После нескольких месяцев пребывания в Екатеринославе, который мне как-то не нравился, я опять вернулся в Одессу, где в то время работали Владимир «Тульский» и Владимир «Рыжий» (Орлов).
Главной моей работой в Одессе было наладить типографию для издания нелегальной газеты. Секретарем партии, если не ошибаюсь, был тогда Владимир «Рыжий». Благодаря провокации, типография наша провалилась, два моих товарища были арестованы и сосланы на каторгу. Я уцелел и после провала типографии стал готовиться к поездке за границу, куда давно тянуло.
От’ездза границу оказался делом нелегким. Тормозила не только материальная сторона, но и политическая. Приходилось пускаться в дорогу с небольшими средствами и нелегально. Но желание побывать за границей было сильнее всех препятствий, и никакая сила не могла остановить меня от достижения намеченного плана.

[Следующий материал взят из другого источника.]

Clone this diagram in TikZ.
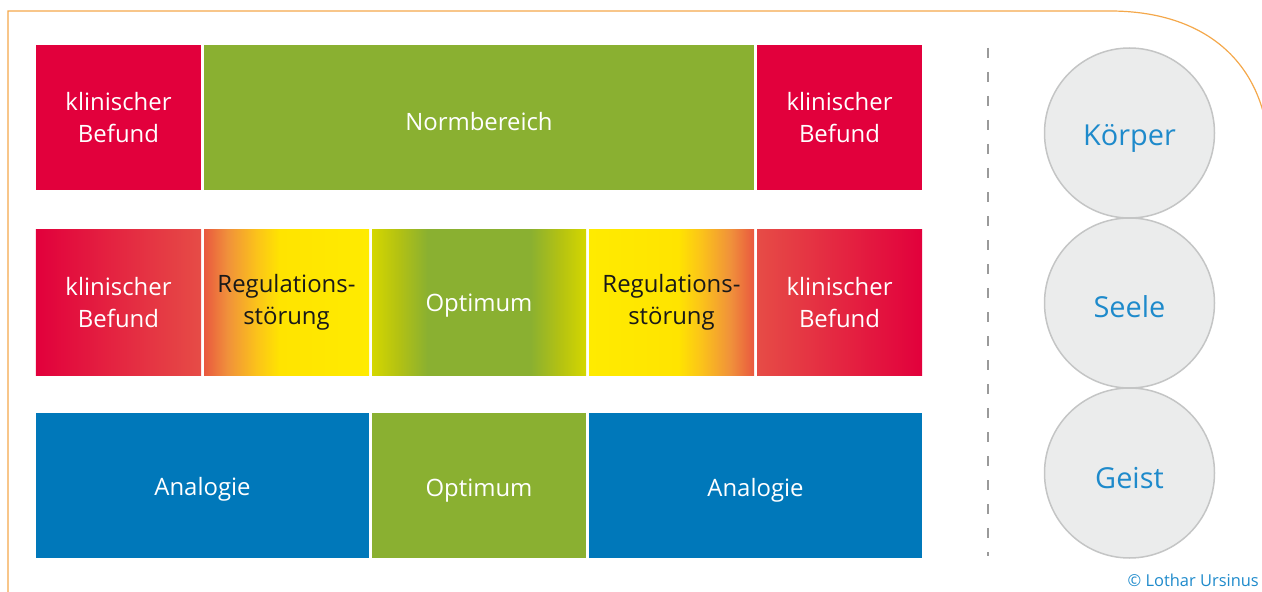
\documentclass[tikz,border=0pt]{standalone}
\usepackage{fontspec}
\setmainfont{Open Sans}
\definecolor{cRed}{HTML}{E2003C}
\definecolor{cRedL}{HTML}{E64C46}
\definecolor{cGreen}{HTML}{8AB031}
\definecolor{cBlue}{HTML}{0078BA}
\definecolor{cOrR}{HTML}{E9583F}
\definecolor{cOr}{HTML}{F0903B}
\definecolor{cYO}{HTML}{FBC31A}
\definecolor{cYel}{HTML}{FFE400}
\definecolor{cYel2}{HTML}{FFEB00}
\definecolor{cYG}{HTML}{D4D700}
\definecolor{cYG2}{HTML}{B4C212}
\definecolor{cFrame}{HTML}{F4A84B}
\definecolor{cCircle}{HTML}{EBECEC}
\definecolor{cCircleD}{HTML}{C4C5C5}
\definecolor{cText}{HTML}{1E8ACB}
\definecolor{cDash}{HTML}{9A9A9A}
\pgfdeclarehorizontalshading{redLeft}{100bp}{color(0bp)=(cRed); color(25bp)=(cRed); color(75bp)=(cRedL); color(100bp)=(cRedL)}
\pgfdeclarehorizontalshading{redRight}{100bp}{color(0bp)=(cRedL); color(25bp)=(cRedL); color(75bp)=(cRed); color(100bp)=(cRed)}
\pgfdeclarehorizontalshading{regLeft}{100bp}{color(0bp)=(cOrR); color(25bp)=(cOrR); color(32bp)=(cOr); color(41bp)=(cYO); color(48bp)=(cYel); color(75bp)=(cYel2); color(100bp)=(cYel2)}
\pgfdeclarehorizontalshading{regRight}{100bp}{color(0bp)=(cYel2); color(25bp)=(cYel2); color(52bp)=(cYel); color(59bp)=(cYO); color(68bp)=(cOr); color(75bp)=(cOrR); color(100bp)=(cOrR)}
\pgfdeclarehorizontalshading{optShade}{100bp}{color(0bp)=(cYG); color(25bp)=(cYG); color(31bp)=(cYG2); color(38bp)=(cGreen); color(62bp)=(cGreen); color(69bp)=(cYG2); color(75bp)=(cYG); color(100bp)=(cYG)}
\tikzset{
  box/.style={inner sep=0pt, minimum height=145bp, align=center, text=white,
    font=\fontsize{24}{32}\selectfont},
  narrow/.style={box, minimum width=165bp},
  dark/.style={text=black!90},
  lbl/.style={inner sep=0pt, text=white, font=\fontsize{24}{32}\selectfont},
  ring/.style={circle, draw=cCircleD, line width=1.5bp, fill=cCircle, minimum size=170bp,
    inner sep=0pt},
  ringtext/.style={inner sep=0pt, text=cText, font=\fontsize{29}{32}\selectfont}
}
\begin{document}
\begin{tikzpicture}[x=1bp, y=-1bp]
\useasboundingbox (0,0) rectangle (1262,592);
% frame
\coordinate (fb) at (8,592);
\coordinate (ftl) at (8,11);
\coordinate (fc) at (1110,11);
\coordinate (fe) at (1266,124);
\draw[cFrame, line width=1.2bp] (fb) -- (ftl) -- (fc) .. controls (1195,11) and (1252,52) .. (fe);
% row 1
\node[narrow, fill=cRed] (a1) at (118.5,117.5) {klinischer\\Befund};
\node[box, minimum width=550bp, fill=cGreen] (n1) at (479,117.5) {};
\node[lbl] (n1t) at ([yshift=-4bp]n1.center) {Normbereich};
\node[narrow, fill=cRed] (e1) at (839.5,117.5) {klinischer\\Befund};
% row 2
\node[narrow, shading=redLeft] (a2) at (118.5,302.5) {klinischer\\Befund};
\node[narrow, dark, shading=regLeft] (b2) at (286.5,302.5) {Regulations-\\störung};
\node[box, minimum width=214bp, shading=optShade] (c2) at (479,302.5) {};
\node[lbl] (c2t) at ([yshift=-3bp]c2.center) {Optimum};
\node[narrow, dark, shading=regRight] (d2) at (671.5,302.5) {Regulations-\\störung};
\node[narrow, shading=redRight] (e2) at (839.5,302.5) {klinischer\\Befund};
% row 3
\node[box, minimum width=333bp, fill=cBlue] (a3) at (202.5,485.5) {};
\node[lbl] (a3t) at ([yshift=-4bp]a3.center) {Analogie};
\node[box, minimum width=214bp, fill=cGreen] (c3) at (479,485.5) {};
\node[lbl] (c3t) at ([yshift=-5bp]c3.center) {Optimum};
\node[box, minimum width=333bp, fill=cBlue] (d3) at (755.5,485.5) {};
\node[lbl] (d3t) at ([yshift=-5bp]d3.center) {Analogie};
% dashed divider
\coordinate (dt) at (988,48);
\coordinate (db) at (988,556);
\draw[cDash, line width=1.6bp, dash pattern=on 10bp off 14bp] (dt) -- (db);
% circles
\node[ring] (k) at (1129.5,133) {};
\node[ringtext] (kt) at ([yshift=-5bp]k.center) {Körper};
\node[ring] (s) at (1129.5,303) {};
\node[ringtext] (st) at ([yshift=-4bp]s.center) {Seele};
\node[ring] (g) at (1129.5,473) {};
\node[ringtext] (gt) at ([yshift=-5bp]g.center) {Geist};
% copyright
\node[anchor=east, inner sep=0pt, text=cText, font=\fontsize{16.5}{18}\selectfont] (cp) at (1259,580) {© Lothar Ursinus};
\end{tikzpicture}
\end{document}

От наших партийцев я узнал, что в Польше, около маленького пограничного городка Дубно, можно нелегально перейти границу. Туда я и направился. В г. Дубно товарищи в течение 2 дней все мне устроили, и ночью я отправился в лес, чтобы через него добраться до австрийской границы. Приходилось долго бежать, зачастую ложиться в грязь, прислушиваясь к малейшему подозрительному шороху. Так я добрался до одной австрийской деревни, где переночевал, а утром был уже на станции, чтобы отправиться в Вену, а оттуда — в Париж. Одно смущало меня, — мысль о том, как трудно мне будет без знания французского языка и без копейки денег жить в таком большом городе, как Париж.